This week, large groups of people have taken up pitchforks online and shouted, “Kill the beast!” But they’re not talking about a cursed prince in a monstrous form. They’re talking about a reported “gay moment” in Disney’s remake of “Beauty and the Beast.”
The ball started rolling after British gay lifestyle magazine Attitude published an interview with the film’s director, Bill Condon, in which he said that the movie has an “exclusively gay moment.”
Headlines were quickly written about “Beauty and the Beast” introducing a gay character, and many Christians (and Christian groups) were quick to, for lack of a better term, freak out.
Boycotts were organized. Petitions started. Hot takes were written. Glenn Beck started a poll. One theater canceled its showings of the movie.
But the movie isn’t out until March 17. Reviews weren’t even posted from media outlets until early March. When all of this hubbub started, nobody really even knew what the “gay moment” was.
So I have a message for my fellow Christians: Stop.
Calm down. Chill out. It’s going to be OK.
There are a few things going on here. The first is that you’re reacting without actually knowing what you’re freaking out about.
So let me tell you, because I saw the movie Thursday night.
The character LeFou (played by Josh Gad in this adaptation), as in the animated original, is shown as being devoted to Gaston. More devoted than most straight men are with even their best male buddies. There are slight tinges of jealousy when Gaston fawns over Belle (“Who needs her when you have us?” he asks at one point), but nothing blatant.
“LeFou is somebody who on one day wants to be Gaston and on another day wants to kiss Gaston,” Condon says in the interview.
But aside from some subtle longing and another moment at the end that I won’t spoil, that’s it. There is no gay kiss, there is no LGBTQ wedding, the Beast doesn’t reveal that he’s secretly into gay porn. Very little from the source material is changed, and I would argue that the “change” is actually true to the original character.
“But there shouldn’t be anything even remotely sexual in a kid’s movie!” you say about a movie that is explicitly about a romance between two adults. “They’re just shoving suggestive themes down our family’s throat!
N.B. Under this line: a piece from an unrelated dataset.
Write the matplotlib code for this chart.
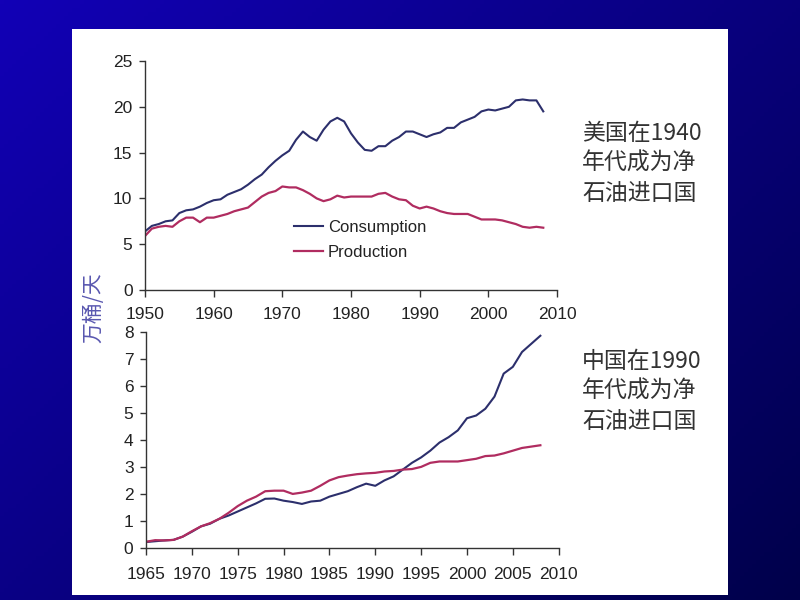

Disney has gotten too liberal!”
How long has it been since you’ve watched the original movie? Because let me remind you of Lumiere, a very frisky candelabra who gets handsy (err, candle-y) with a feather duster. Remember the scene with the unmarried couple up to something behind a curtain?
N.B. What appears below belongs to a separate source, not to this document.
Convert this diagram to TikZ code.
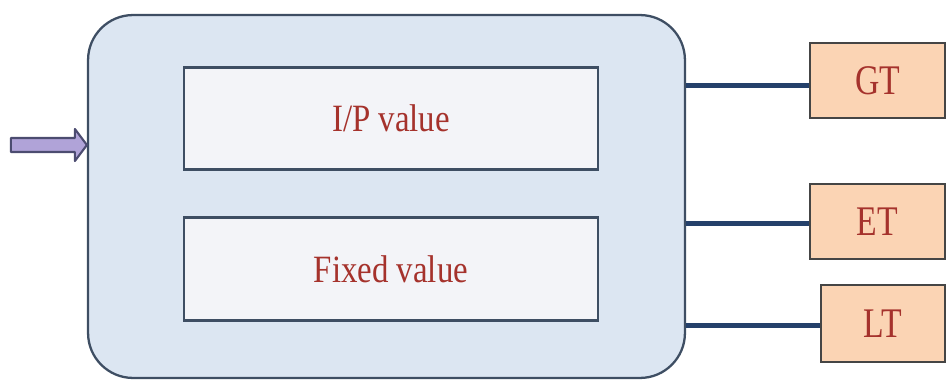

So that’s factor No. 1: The thing you’re freaking out over is not worth worrying about. “Beauty and the Beast” is still family-friendly (and, if I might say so, quite wonderful. It’s a great version of the story).
There’s another issue at play here, however. And it’s the fact that, whether you like it or not, gay people exist.
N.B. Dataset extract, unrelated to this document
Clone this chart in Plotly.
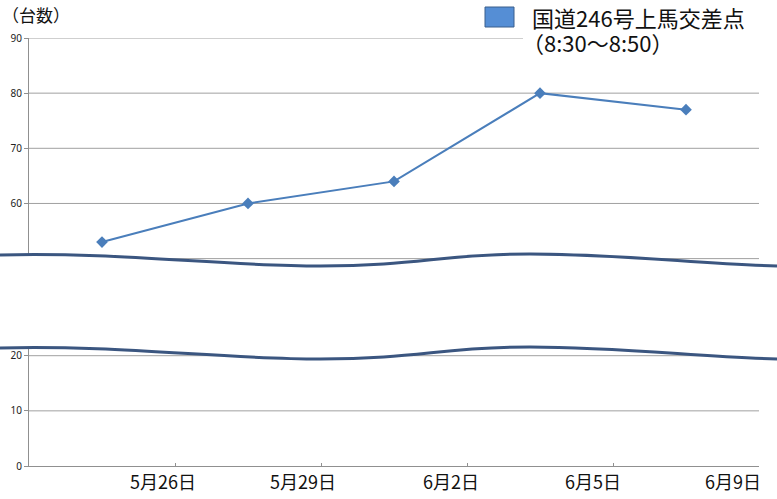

For the sake of argument, let’s assume all Christians agree that homosexuality is sinful. (This isn’t true, mind you, and approaches to the LGBTQ community vary between denominations, churches and individuals.)
Gay people still exist.
So when you ask, “How can I take my child to a movie that has gay characters in it?” my question is: Do you take your children to the park? Or out to eat? Or to school? Because everywhere they go, they’re going to run into sinners of all kinds.
Both in movies and in real life, people lie. People cheat. People steal. People have affairs and pre-marital sex.
If those are things you feel you need to have serious discussions with your children about, then you need to have those conversations anyway. If anything, maybe the movie can be a jumping-off point.
You can try to keep your child in a bubble, but all bubbles pop, eventually.
And take it from a millennial who has watched a lot of people leave the church when the bubble their parents placed around them popped: You’re not actually helping your child grow closer to God, you’re just shoving them further away from their fellow humans.